Australia must hold urgent talks with China to exempt coal producers from new tariffs in a free trade agreement due to be completed this year, an industry body said, following Beijing's move to reintroduce coal tariffs after nearly a decade.
 
China, the world's top coal importer, said on Thursday it would impose import tariffs on the commodity in its latest effort to prop up ailing domestic miners who have been hit by rising costs and plunging prices.
 
The tariffs would hit Australian producers hardest as its main coal export rival, Indonesia, is exempt from the tariffs through the Association of Southeast Asian Nations' free trade agreement with China.
 
China took nearly a quarter of Australia's metallurgical coal exports in the year to June 2014, buying A$5.5 billion of the coal used in steel mills. It also took A$3.5 billion worth of thermal coal, accounting for about a fifth of Australia's exports of coal used in power stations.
 
The Minerals Council of Australia called the new tariffs a poor decision and pressed the Australian government to ask Beijing to reverse the decision, saying it would ultimately hurt Chinese consumers by raising coal costs.
 
"This decision raises the stakes on the outcome of talks on a free trade agreement with China due to conclude next month.
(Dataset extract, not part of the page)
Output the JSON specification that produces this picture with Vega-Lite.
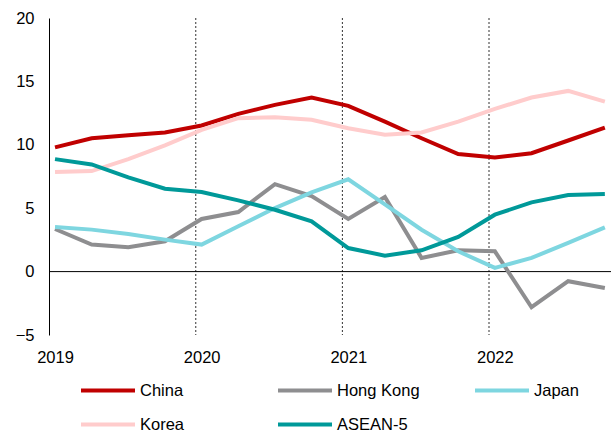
{
  "$schema": "https://vega.github.io/schema/vega-lite/v6.json",
  "width": 562,
  "height": 317,
  "autosize": {"type": "none"},
  "padding": {"left": 49, "top": 18, "right": 2, "bottom": 95},
  "background": "white",
  "config": {
    "view": {"stroke": null},
    "font": "Liberation Sans",
    "axis": {"labelFont": "Liberation Sans", "labelColor": "#000", "labelFontSize": 16.5},
    "legend": {"labelFont": "Liberation Sans", "labelColor": "#000", "labelFontSize": 16.5}
  },
  "datasets": {
    "series": [
      {"country": "China", "t": 2019.0, "v": 9.8},
      {"country": "China", "t": 2019.25, "v": 10.52},
      {"country": "China", "t": 2019.5, "v": 10.76},
      {"country": "China", "t": 2019.75, "v": 10.97},
      {"country": "China", "t": 2020.0, "v": 11.52},
      {"country": "China", "t": 2020.25, "v": 12.44},
      {"country": "China", "t": 2020.5, "v": 13.15},
      {"country": "China", "t": 2020.75, "v": 13.72},
      {"country": "China", "t": 2021.0, "v": 13.07},
      {"country": "China", "t": 2021.25, "v": 11.83},
      {"country": "China", "t": 2021.5, "v": 10.52},
      {"country": "China", "t": 2021.75, "v": 9.27},
      {"country": "China", "t": 2022.0, "v": 9.0},
      {"country": "China", "t": 2022.25, "v": 9.34},
      {"country": "China", "t": 2022.5, "v": 10.34},
      {"country": "China", "t": 2022.75, "v": 11.36},
      {"country": "Hong Kong", "t": 2019.0, "v": 3.36},
      {"country": "Hong Kong", "t": 2019.25, "v": 2.13},
      {"country": "Hong Kong", "t": 2019.5, "v": 1.92},
      {"country": "Hong Kong", "t": 2019.75, "v": 2.39},
      {"country": "Hong Kong", "t": 2020.0, "v": 4.15},
      {"country": "Hong Kong", "t": 2020.25, "v": 4.7},
      {"country": "Hong Kong", "t": 2020.5, "v": 6.9},
      {"country": "Hong Kong", "t": 2020.75, "v": 5.95},
      {"country": "Hong Kong", "t": 2021.0, "v": 4.15},
      {"country": "Hong Kong", "t": 2021.25, "v": 5.88},
      {"country": "Hong Kong", "t": 2021.5, "v": 1.08},
      {"country": "Hong Kong", "t": 2021.75, "v": 1.68},
      {"country": "Hong Kong", "t": 2022.0, "v": 1.6},
      {"country": "Hong Kong", "t": 2022.25, "v": -2.81},
      {"country": "Hong Kong", "t": 2022.5, "v": -0.76},
      {"country": "Hong Kong", "t": 2022.75, "v": -1.29},
      {"country": "Japan", "t": 2019.0, "v": 3.52},
      {"country": "Japan", "t": 2019.25, "v": 3.31},
      {"country": "Japan", "t": 2019.5, "v": 2.97},
      {"country": "Japan", "t": 2019.75, "v": 2.52},
      {"country": "Japan", "t": 2020.0, "v": 2.13},
      {"country": "Japan", "t": 2020.25, "v": 3.57},
      {"country": "Japan", "t": 2020.5, "v": 5.01},
      {"country": "Japan", "t": 2020.75, "v": 6.25},
      {"country": "Japan", "t": 2021.0, "v": 7.28},
      {"country": "Japan", "t": 2021.25, "v": 5.3},
      {"country": "Japan", "t": 2021.5, "v": 3.3},
      {"country": "Japan", "t": 2021.75, "v": 1.6},
      {"country": "Japan", "t": 2022.0, "v": 0.29},
      {"country": "Japan", "t": 2022.25, "v": 1.08},
      {"country": "Japan", "t": 2022.5, "v": 2.26},
      {"country": "Japan", "t": 2022.75, "v": 3.49},
      {"country": "Korea", "t": 2019.0, "v": 7.85},
      {"country": "Korea", "t": 2019.25, "v": 7.93},
      {"country": "Korea", "t": 2019.5, "v": 8.87},
      {"country": "Korea", "t": 2019.75, "v": 9.95},
      {"country": "Korea", "t": 2020.0, "v": 11.18},
      {"country": "Korea", "t": 2020.25, "v": 12.1},
      {"country": "Korea", "t": 2020.5, "v": 12.18},
      {"country": "Korea", "t": 2020.75, "v": 11.97},
      {"country": "Korea", "t": 2021.0, "v": 11.31},
      {"country": "Korea", "t": 2021.25, "v": 10.79},
      {"country": "Korea", "t": 2021.5, "v": 10.97},
      {"country": "Korea", "t": 2021.75, "v": 11.83},
      {"country": "Korea", "t": 2022.0, "v": 12.83},
      {"country": "Korea", "t": 2022.25, "v": 13.73},
      {"country": "Korea", "t": 2022.5, "v": 14.25},
      {"country": "Korea", "t": 2022.75, "v": 13.41},
      {"country": "ASEAN-5", "t": 2019.0, "v": 8.87},
      {"country": "ASEAN-5", "t": 2019.25, "v": 8.45},
      {"country": "ASEAN-5", "t": 2019.5, "v": 7.43},
      {"country": "ASEAN-5", "t": 2019.75, "v": 6.54},
      {"country": "ASEAN-5", "t": 2020.0, "v": 6.27},
      {"country": "ASEAN-5", "t": 2020.25, "v": 5.62},
      {"country": "ASEAN-5", "t": 2020.5, "v": 4.88},
      {"country": "ASEAN-5", "t": 2020.75, "v": 3.96},
      {"country": "ASEAN-5", "t": 2021.0, "v": 1.86},
      {"country": "ASEAN-5", "t": 2021.25, "v": 1.26},
      {"country": "ASEAN-5", "t": 2021.5, "v": 1.68},
      {"country": "ASEAN-5", "t": 2021.75, "v": 2.73},
      {"country": "ASEAN-5", "t": 2022.0, "v": 4.49},
      {"country": "ASEAN-5", "t": 2022.25, "v": 5.46},
      {"country": "ASEAN-5", "t": 2022.5, "v": 6.04},
      {"country": "ASEAN-5", "t": 2022.75, "v": 6.12}
    ],
    "years": [
      {"t": 2019.96},
      {"t": 2020.96},
      {"t": 2021.96}
    ],
    "zero": [
      {"v": 0}
    ]
  },
  "layer": [
    {
      "data": {"name": "years"},
      "mark": {"type": "rule", "color": "#333", "strokeWidth": 1, "strokeDash": [2, 2]},
      "encoding": {
        "x": {"field": "t", "type": "quantitative"}
      }
    },
    {
      "data": {"name": "zero"},
      "mark": {"type": "rule", "color": "#000", "strokeWidth": 1},
      "encoding": {
        "y": {"field": "v", "type": "quantitative"}
      }
    },
    {
      "data": {"name": "series"},
      "mark": {"type": "line", "strokeWidth": 4, "strokeJoin": "miter", "clip": false},
      "encoding": {
        "x": {
          "field": "t", "type": "quantitative",
          "scale": {"domain": [2018.959, 2022.792], "nice": false, "zero": false},
          "axis": {"values": [2019, 2020, 2021, 2022], "format": "d", "title": null, "domain": false, "ticks": false, "grid": false, "labelPadding": 14, "labelFlush": false}
        },
        "y": {
          "field": "v", "type": "quantitative",
          "scale": {"domain": [-5, 20], "nice": false},
          "axis": {"values": [-5, 0, 5, 10, 15, 20], "title": null, "domain": true, "domainColor": "#000", "domainWidth": 1, "ticks": false, "grid": false, "labelPadding": 15}
        },
        "color": {
          "field": "country", "type": "nominal",
          "sort": ["China", "Hong Kong", "Japan", "Korea", "ASEAN-5"],
          "scale": {
            "domain": ["China", "Hong Kong", "Japan", "Korea", "ASEAN-5"],
            "range": ["#C00000", "#8E8E90", "#7ED6E0", "#FFCCCC", "#009999"]
          },
          "legend": {
            "title": null,
            "orient": "none",
            "legendX": 57,
            "legendY": 357,
            "columns": 3,
            "direction": "horizontal",
            "symbolType": "M-3,0H1",
            "symbolSize": 729,
            "symbolStrokeWidth": 4,
            "labelOffset": 3,
            "gridAlign": "all",
            "columnPadding": 47,
            "rowPadding": 10,
            "padding": 0
          }
        }
      }
    }
  ]
}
In those negotiations, the Australian coal industry has sought the immediate abolition of tariffs on Australian coal exports," Brendan Pearson, chief executive of the Minerals Council of Australia, said in an emailed statement.
 
MINERS HIT
 
If the tariffs are not addressed in an Australia-China trade agreement, exports from BHP Billiton , Glencore Plc, Rio Tinto , Anglo American and smaller producers, including China's own Yancoal Australia Ltd, will be heavily impacted.
 
"This news is more bearish than we had anticipated for thermal coal, as we had expected coal import tariffs to lift but at a lower 3 percent," UBS analysts said in a note.
 
BHP, Glencore and Rio Tinto had no immediate comment on the Chinese tariffs. Anglo American declined to comment.
 
Trade Minister Andrew Robb said he did not expect the tariff announcement to hold up talks for concluding a free trade pact with China and said he expected the impact on Australia's second-largest export would be limited.
 
"We have got a timeline that should take us to conclusion before the end of the year," he told Australian Broacasting Corp radio.
 
He said Australia has among the highest quality coal in the world and China is likely to consume 1 billion tonnes more coal over the next five years, and he expected Australia would be a competitive source to fill that demand.
 
"So it's not a good thing for our coal industry, but it's not the end of the world," he said.
 
China's Ministry of Finance said in a statement on Thursday that import tariffs for anthracite coal and coking coal will return to 3 percent, while non-coking coal will attract a 6 percent import tariff.
 
The tariffs come on top of measures that China announced in September to curb pollution, banning the import and local sale of coal with high ash and sulphur content starting in 2015. Those limits were not imposed on coal burned in power stations.
 
Some 70 percent of China's coal miners are producing at a loss due to a flood of new supply from Indonesia and Australia, which has sent local prices down to a six-year low.
 
The lower prices have left a more than a third of Australian producers also operating in the red, which has led to some mine closures and thousands of job cuts.
 
Shares in Whitehaven Coal slumped 7 percent in early trade on Friday, while BHP and Rio Tinto both fell more than 2.5 percent.